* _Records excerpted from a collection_
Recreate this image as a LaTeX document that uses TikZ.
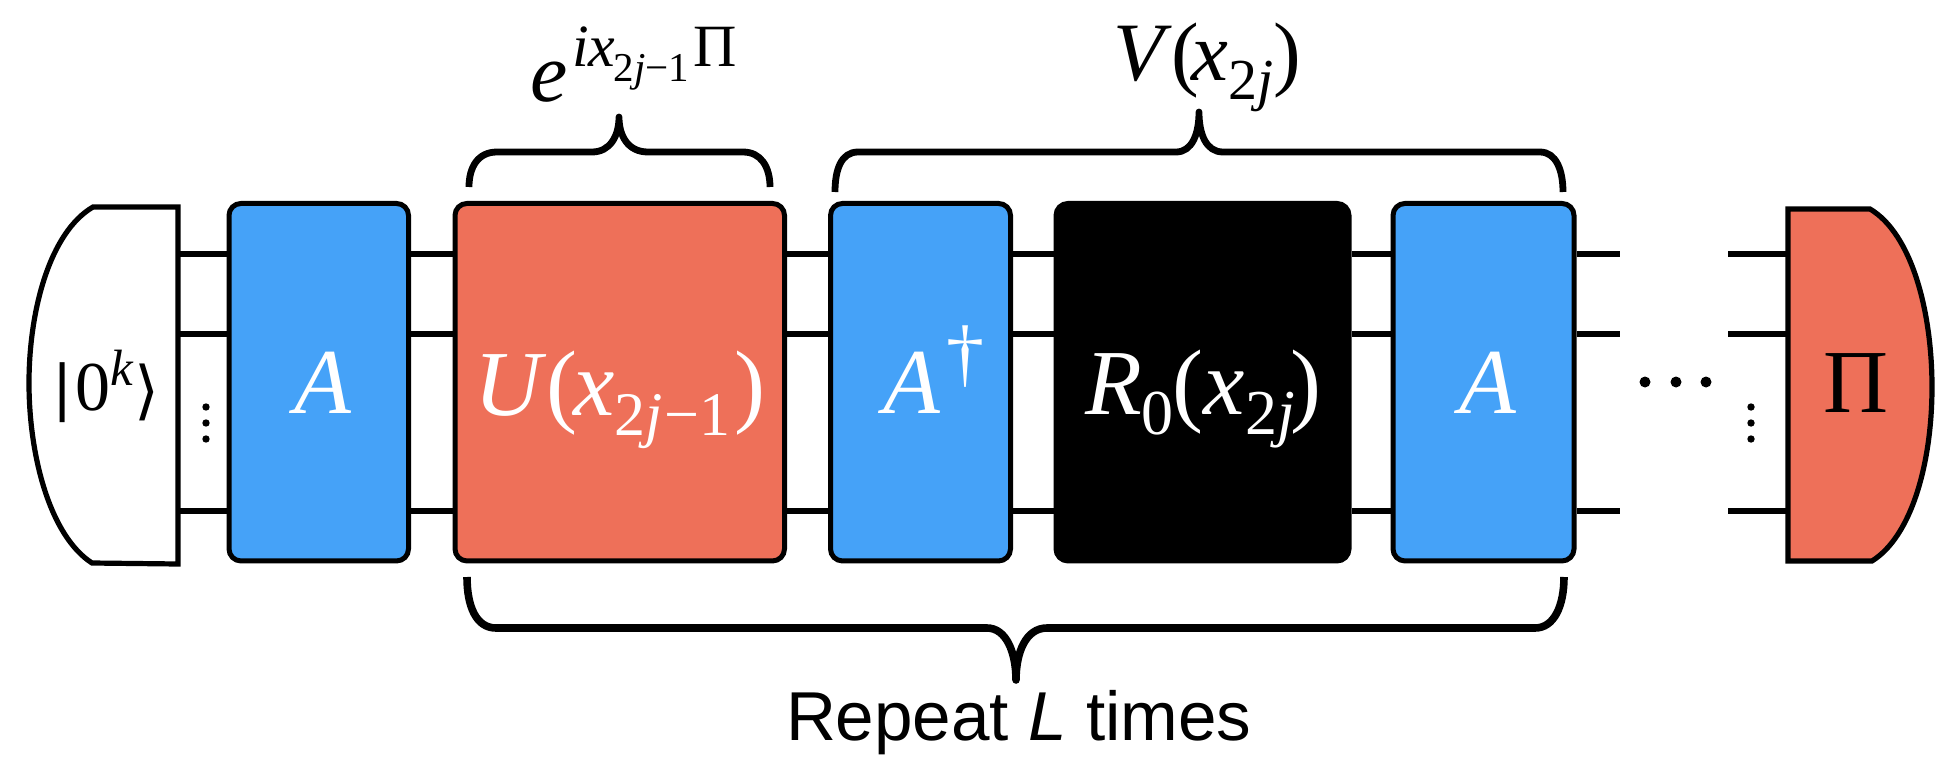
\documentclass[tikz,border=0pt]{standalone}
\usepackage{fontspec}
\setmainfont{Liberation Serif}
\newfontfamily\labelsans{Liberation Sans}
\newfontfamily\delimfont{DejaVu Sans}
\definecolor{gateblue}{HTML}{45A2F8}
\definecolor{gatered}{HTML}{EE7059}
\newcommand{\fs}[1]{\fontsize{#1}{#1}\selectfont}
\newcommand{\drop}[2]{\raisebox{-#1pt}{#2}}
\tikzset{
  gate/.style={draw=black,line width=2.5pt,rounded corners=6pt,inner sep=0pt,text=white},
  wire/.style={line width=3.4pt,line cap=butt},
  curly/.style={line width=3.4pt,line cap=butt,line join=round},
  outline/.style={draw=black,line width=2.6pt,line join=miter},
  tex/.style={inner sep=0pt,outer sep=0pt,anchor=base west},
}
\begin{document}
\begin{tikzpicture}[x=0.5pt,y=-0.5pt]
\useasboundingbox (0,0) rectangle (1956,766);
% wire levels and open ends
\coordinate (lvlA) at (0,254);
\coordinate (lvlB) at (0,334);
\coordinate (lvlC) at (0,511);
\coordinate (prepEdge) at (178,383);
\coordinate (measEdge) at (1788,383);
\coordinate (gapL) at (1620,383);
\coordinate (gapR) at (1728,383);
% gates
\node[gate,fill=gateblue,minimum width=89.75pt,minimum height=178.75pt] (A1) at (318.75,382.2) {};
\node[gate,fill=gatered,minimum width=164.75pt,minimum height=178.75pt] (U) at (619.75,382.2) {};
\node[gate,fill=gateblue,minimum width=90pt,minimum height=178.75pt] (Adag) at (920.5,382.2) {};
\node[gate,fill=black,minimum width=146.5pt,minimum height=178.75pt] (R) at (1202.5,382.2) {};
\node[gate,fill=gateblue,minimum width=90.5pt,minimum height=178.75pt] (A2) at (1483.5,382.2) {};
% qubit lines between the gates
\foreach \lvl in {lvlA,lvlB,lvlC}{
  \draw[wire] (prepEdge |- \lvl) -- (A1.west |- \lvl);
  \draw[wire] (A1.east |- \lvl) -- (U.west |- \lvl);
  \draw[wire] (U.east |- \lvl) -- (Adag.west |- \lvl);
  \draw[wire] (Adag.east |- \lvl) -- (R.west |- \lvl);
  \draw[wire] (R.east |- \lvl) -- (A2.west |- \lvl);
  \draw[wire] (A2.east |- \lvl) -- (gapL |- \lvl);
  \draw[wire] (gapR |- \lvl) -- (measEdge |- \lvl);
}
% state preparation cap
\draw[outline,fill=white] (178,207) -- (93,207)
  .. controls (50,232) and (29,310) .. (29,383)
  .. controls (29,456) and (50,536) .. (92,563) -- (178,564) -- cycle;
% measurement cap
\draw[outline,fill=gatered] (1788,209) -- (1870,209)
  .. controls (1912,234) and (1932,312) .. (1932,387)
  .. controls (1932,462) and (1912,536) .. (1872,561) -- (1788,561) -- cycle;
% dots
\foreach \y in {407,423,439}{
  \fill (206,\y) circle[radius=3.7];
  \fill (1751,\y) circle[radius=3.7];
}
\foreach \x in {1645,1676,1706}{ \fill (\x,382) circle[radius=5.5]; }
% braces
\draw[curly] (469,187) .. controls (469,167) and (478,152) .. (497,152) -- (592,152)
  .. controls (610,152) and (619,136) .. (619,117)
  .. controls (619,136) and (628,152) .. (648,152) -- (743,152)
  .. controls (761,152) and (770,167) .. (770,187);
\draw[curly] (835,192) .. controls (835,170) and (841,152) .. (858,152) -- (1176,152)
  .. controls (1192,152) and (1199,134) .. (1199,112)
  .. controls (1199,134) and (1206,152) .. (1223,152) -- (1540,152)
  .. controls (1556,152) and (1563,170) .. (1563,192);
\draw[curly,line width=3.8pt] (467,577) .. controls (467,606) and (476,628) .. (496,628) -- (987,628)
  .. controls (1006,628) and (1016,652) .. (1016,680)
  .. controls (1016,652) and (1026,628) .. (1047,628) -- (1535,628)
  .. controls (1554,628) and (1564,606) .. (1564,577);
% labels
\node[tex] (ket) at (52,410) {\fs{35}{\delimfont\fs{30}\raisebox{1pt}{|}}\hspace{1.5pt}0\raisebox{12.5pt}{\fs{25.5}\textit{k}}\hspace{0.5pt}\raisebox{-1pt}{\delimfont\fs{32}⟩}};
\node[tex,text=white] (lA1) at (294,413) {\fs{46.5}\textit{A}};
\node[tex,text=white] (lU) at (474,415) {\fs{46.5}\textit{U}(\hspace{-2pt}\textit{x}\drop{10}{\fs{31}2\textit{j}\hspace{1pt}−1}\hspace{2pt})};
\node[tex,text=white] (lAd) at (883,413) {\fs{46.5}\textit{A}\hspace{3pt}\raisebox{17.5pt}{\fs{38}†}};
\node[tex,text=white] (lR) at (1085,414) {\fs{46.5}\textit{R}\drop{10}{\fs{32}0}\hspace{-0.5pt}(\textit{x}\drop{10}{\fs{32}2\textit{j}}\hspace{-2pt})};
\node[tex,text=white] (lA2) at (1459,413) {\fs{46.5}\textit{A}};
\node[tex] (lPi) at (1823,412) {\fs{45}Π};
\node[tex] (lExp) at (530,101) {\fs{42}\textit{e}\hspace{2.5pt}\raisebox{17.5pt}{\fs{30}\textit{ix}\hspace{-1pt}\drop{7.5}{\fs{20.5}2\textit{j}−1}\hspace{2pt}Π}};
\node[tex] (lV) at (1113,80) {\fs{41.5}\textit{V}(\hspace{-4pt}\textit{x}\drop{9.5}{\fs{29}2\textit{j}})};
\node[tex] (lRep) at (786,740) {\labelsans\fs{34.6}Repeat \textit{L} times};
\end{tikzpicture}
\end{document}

...

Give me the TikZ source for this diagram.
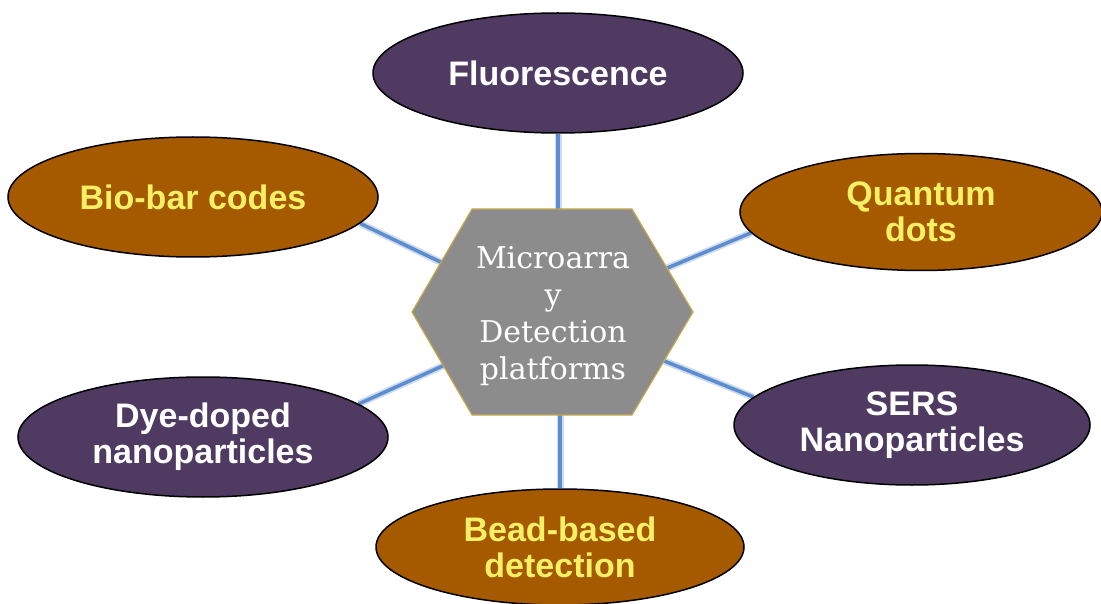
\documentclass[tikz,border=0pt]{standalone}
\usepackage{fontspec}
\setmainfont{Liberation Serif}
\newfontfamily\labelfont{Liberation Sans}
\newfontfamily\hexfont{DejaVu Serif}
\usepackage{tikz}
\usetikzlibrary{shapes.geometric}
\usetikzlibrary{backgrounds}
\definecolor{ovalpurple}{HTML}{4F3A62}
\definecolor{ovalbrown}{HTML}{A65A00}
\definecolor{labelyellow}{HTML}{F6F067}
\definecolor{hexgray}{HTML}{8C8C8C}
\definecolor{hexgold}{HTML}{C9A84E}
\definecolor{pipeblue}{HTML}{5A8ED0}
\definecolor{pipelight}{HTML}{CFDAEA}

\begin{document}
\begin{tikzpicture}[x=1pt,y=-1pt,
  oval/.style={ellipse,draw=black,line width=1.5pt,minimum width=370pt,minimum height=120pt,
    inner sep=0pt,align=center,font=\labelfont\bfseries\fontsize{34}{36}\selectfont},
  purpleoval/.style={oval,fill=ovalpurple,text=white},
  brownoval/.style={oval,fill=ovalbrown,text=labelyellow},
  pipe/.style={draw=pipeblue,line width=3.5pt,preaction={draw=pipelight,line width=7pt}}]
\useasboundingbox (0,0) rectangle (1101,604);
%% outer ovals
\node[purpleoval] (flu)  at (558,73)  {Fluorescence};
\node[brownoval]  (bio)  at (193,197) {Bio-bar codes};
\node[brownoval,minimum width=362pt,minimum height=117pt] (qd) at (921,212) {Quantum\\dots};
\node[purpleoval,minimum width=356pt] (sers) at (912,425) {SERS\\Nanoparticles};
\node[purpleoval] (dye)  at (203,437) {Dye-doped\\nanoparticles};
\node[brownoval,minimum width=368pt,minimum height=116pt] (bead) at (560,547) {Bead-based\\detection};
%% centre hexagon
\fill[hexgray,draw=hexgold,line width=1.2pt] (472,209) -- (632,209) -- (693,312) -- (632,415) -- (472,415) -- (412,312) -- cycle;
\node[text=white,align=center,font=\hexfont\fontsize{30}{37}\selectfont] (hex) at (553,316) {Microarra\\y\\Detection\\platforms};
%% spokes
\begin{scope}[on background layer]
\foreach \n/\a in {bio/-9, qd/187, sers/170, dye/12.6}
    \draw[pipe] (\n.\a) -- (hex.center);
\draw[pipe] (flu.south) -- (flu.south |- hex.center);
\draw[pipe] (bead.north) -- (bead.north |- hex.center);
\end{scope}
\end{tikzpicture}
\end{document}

* _Task objective_
Look over the listing. Pull out every line with the string "this" in it.

* _Expected output_
Recreate this image as a LaTeX document that uses TikZ.
Give me the TikZ source for this diagram.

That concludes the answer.